AÜ rektörlüğünün bugünkü tutumu, bu üniversitenin henüz bir yaşında 1947 yılında yaşadığı olumsuzluğu anımsatmaktadır. Bir grup Dil Tarih Coğrafya Fakültesi (DTCF) öğrencisi, yıllardır Berkes, Boran ve Boratav gibi ilerici öğretim elemanlarını şikayet etmektedir. 1946 seçimlerinden sonra, Hasan Ali Yücel yerine milli eğitim bakanı olan R. Şemsettin Sirer’in dayatması sonunda AÜ Senatosu, bu üç eleman hakkında soruşturma açmış ve 9 Ocak 1948’de bu elemanların öğretmenlik mesleğinden çıkarılmasına karar vermiştir. Yücel zamanında çıkarılan 18 Haziran 1946 tarih ve 4936 sayılı üniversite yasası gereği bu konuda son kararı, eğitim bakanının başkanlığında toplanan Üniversitelerarası Kurul (ÜAK) verecektir. ÜAK, bakanın tüm ısrarlarına karşın, başta İÜ ve İTÜ rektörlerinin üniversite özerkliğine sahip çıkmaları üzerine, bu kişiler hakkında disiplin soruşturması açılmasına gerek olmadığına karar vermiştir (bkz. Üniversitede cadı kazanı: 1948 DTCF tasfiyesi ve Pertev Naili Boratav’ın müdafaası, M. Çetik, 1998, Tarih Vakfı Yurt Yayınları). Ayrıca Danıştay da Senato kararını iptal etmiştir.

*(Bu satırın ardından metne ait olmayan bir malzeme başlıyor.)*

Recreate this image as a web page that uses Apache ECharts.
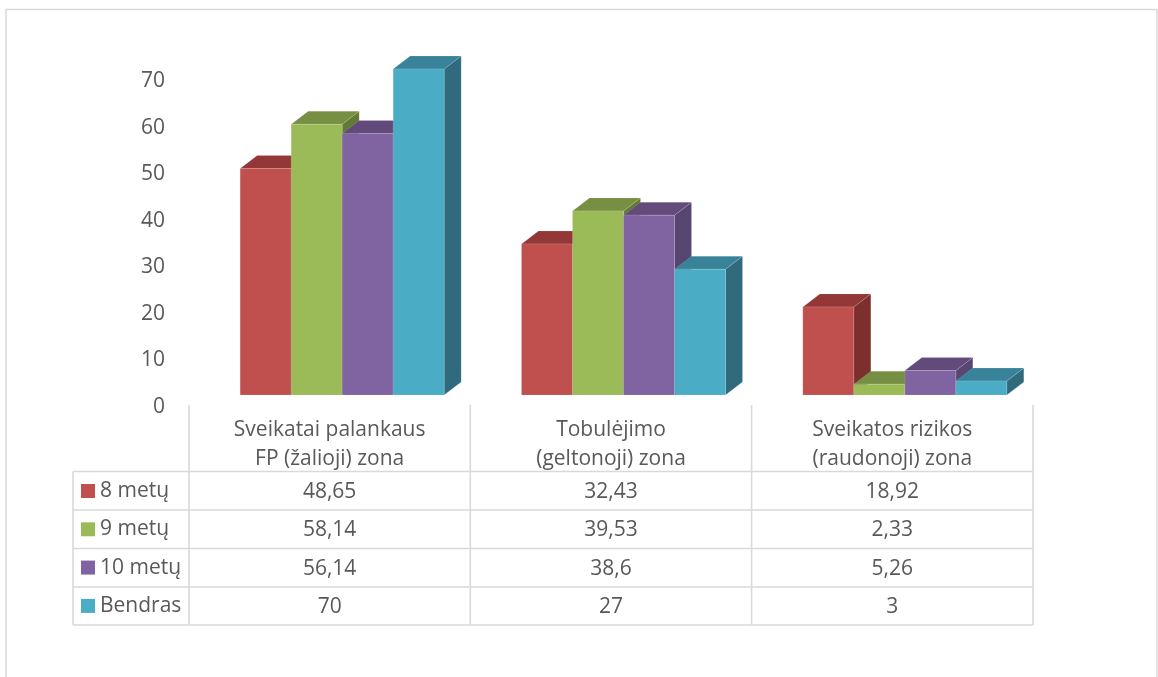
<!DOCTYPE html>
<html>
<head>
<meta charset="utf-8">
<style>
  html, body { margin: 0; padding: 0; background: #fff; }
  #chart { width: 1158px; height: 677px; }
</style>
<script src="https://cdn.jsdelivr.net/npm/echarts@6/dist/echarts.min.js"></script>
</head>
<body>
<div id="chart"></div>
<script>
// duomenys
const categories = ["Sveikatai palankaus\nFP (žalioji) zona", "Tobulėjimo\n(geltonoji) zona", "Sveikatos rizikos\n(raudonoji) zona"];
const seriesNames = ["8 metų", "9 metų", "10 metų", "Bendras"];
const values8 = [48.65, 32.43, 18.92];
const values9 = [58.14, 39.53, 2.33];
const values10 = [56.14, 38.6, 5.26];
const valuesAll = [70, 27, 3];
const allValues = [values8, values9, values10, valuesAll];

const frontColors = ["#c0504d", "#9bbb59", "#8064a2", "#4bacc6"];
const topColors = ["#933836", "#768f42", "#624b7b", "#38829a"];
const sideColors = ["#7c2f2d", "#637a34", "#574572", "#2f6b7c"];

const textColor = "#595959";
const lineColor = "#d9d9d9";
const fontFamily = "'Open Sans', sans-serif";
const fontSize = 21;

// 3D stulpelio parametrai
const barWidth = 51;
const depthX = 17;
const depthY = 13;
const groupShift = 12.5;

// lentelės linijos
const tableLeft = 73, tableRight = 1033, tableTop = 405;
const colX = [189, 470.3, 751.6, 1033];
const rowY = [471.5, 510, 548.5, 587, 625];

function render3dBar(params, api) {
    let s = params.seriesIndex;
    let base = api.coord([api.value(0), 0]);
    let top = api.coord([api.value(0), api.value(1)]);
    let x0 = base[0] + groupShift - barWidth * 2 + s * barWidth;
    let x1 = x0 + barWidth;
    let y0 = base[1];
    let y1 = top[1];
    let edge = { stroke: "rgba(255,255,255,0.12)", lineWidth: 1 };
    return {
        type: "group",
        children: [
            {
                type: "polygon",
                shape: { points: [[x1, y1], [x1 + depthX, y1 - depthY], [x1 + depthX, y0 - depthY], [x1, y0]] },
                style: Object.assign({ fill: sideColors[s] }, edge)
            },
            {
                type: "polygon",
                shape: { points: [[x0, y1], [x0 + depthX, y1 - depthY], [x1 + depthX, y1 - depthY], [x1, y1]] },
                style: Object.assign({ fill: topColors[s] }, edge)
            },
            {
                type: "rect",
                shape: { x: x0, y: y1, width: barWidth, height: y0 - y1 },
                style: Object.assign({ fill: frontColors[s] }, edge)
            }
        ]
    };
}

function makeLine(x1, y1, x2, y2) {
    return {
        type: "line",
        silent: true,
        shape: { x1: x1, y1: y1, x2: x2, y2: y2 },
        style: { stroke: lineColor, lineWidth: 1.6 }
    };
}

function buildGraphic() {
    let items = [];
    // rėmelis
    items.push({
        type: "polyline",
        silent: true,
        shape: { points: [[6, 677], [6, 9.5], [1157, 9.5], [1157, 677]] },
        style: { stroke: lineColor, lineWidth: 1.5, fill: null }
    });
    colX.forEach(function (x) {
        items.push(makeLine(x, tableTop, x, rowY[rowY.length - 1]));
    });
    items.push(makeLine(tableLeft, rowY[0], tableLeft, rowY[rowY.length - 1]));
    rowY.forEach(function (y) {
        items.push(makeLine(tableLeft, y, tableRight, y));
    });
    // lentelės reikšmės
    allValues.forEach(function (row, r) {
        row.forEach(function (v, c) {
            items.push({
                type: "text",
                silent: true,
                style: {
                    x: (colX[c] + colX[c + 1]) / 2,
                    y: (rowY[r] + rowY[r + 1]) / 2 + 1,
                    text: String(v).replace(".", ","),
                    align: "center",
                    verticalAlign: "middle",
                    fill: textColor,
                    font: fontSize + "px " + fontFamily
                }
            });
        });
    });
    return items;
}

const myChart = echarts.init(document.getElementById("chart"));
myChart.setOption({
    animation: false,
    backgroundColor: "#ffffff",
    grid: { left: colX[0], right: 1158 - colX[3], top: 69, bottom: 282 },
    legend: {
        orient: "vertical",
        left: 81,
        top: 480.5,
        padding: 0,
        itemWidth: 14,
        itemHeight: 14,
        itemGap: 17.3,
        selectedMode: false,
        textStyle: { color: textColor, fontFamily: fontFamily, fontSize: fontSize },
        data: seriesNames.map(function (name, i) {
            return { name: name, icon: "rect", itemStyle: { color: frontColors[i] } };
        })
    },
    xAxis: {
        type: "category",
        data: categories,
        axisLine: { show: false },
        axisTick: { show: false },
        splitLine: { show: false },
        axisLabel: {
            color: textColor,
            fontFamily: fontFamily,
            fontSize: fontSize,
            lineHeight: 29,
            margin: 21,
            interval: 0
        }
    },
    yAxis: {
        type: "value",
        min: 0,
        max: 70,
        interval: 10,
        axisLine: { show: false },
        axisTick: { show: false },
        splitLine: { show: false },
        axisLabel: {
            color: textColor,
            fontFamily: fontFamily,
            fontSize: fontSize,
            margin: 24,
            verticalAlign: "top",
            lineHeight: 24
        }
    },
    graphic: buildGraphic(),
    series: seriesNames.map(function (name, i) {
        return {
            name: name,
            type: "custom",
            coordinateSystem: "cartesian2d",
            renderItem: render3dBar,
            itemStyle: { color: frontColors[i] },
            encode: { x: 0, y: 1 },
            data: allValues[i].map(function (v, c) { return [c, v]; })
        };
    })
});
</script>
</body>
</html>
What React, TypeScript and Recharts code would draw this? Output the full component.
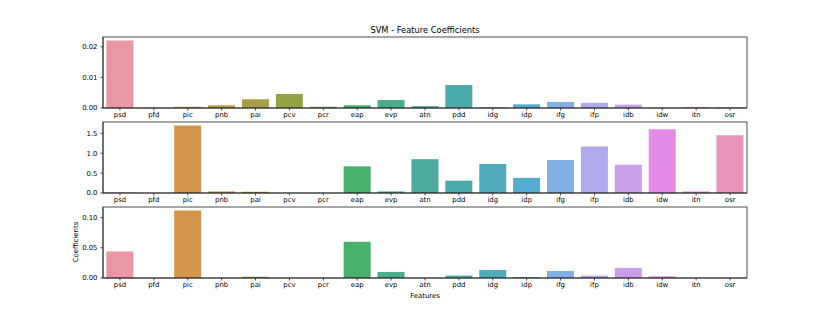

Kısaca, o zamanlar AÜ’nün (acemilik) ayıbını örtecek Danıştay ve ÜAK vardır. Günümüzde AÜ’nün ayıbını örtecek, kendisinden başka bir kurum yoktur. Üstelik AÜ ve de özellikle siyasal bilgiler fakültesi, Menderes, 12 Mart ve 12 Eylül istibdadına karşı fakülte dekanları Turhan Feyzioğlu, Mümtaz Soysal ve Cevat Geray’ın duruşlarıyla AÜ’de üniversiteye yakışır bir gelenek oluşturmuşlardır. Bu geleneği bozmaya ve “üniversiteye” ihanet etmeye kimsenin hakkı yoktur. Üniversite rektörlüğünün bu yanlıştan dönmesi, rektörlüğün aymazlığa devam etmesi halinde AÜ’lülerin buna izin vermeyeceği beklenmektedir.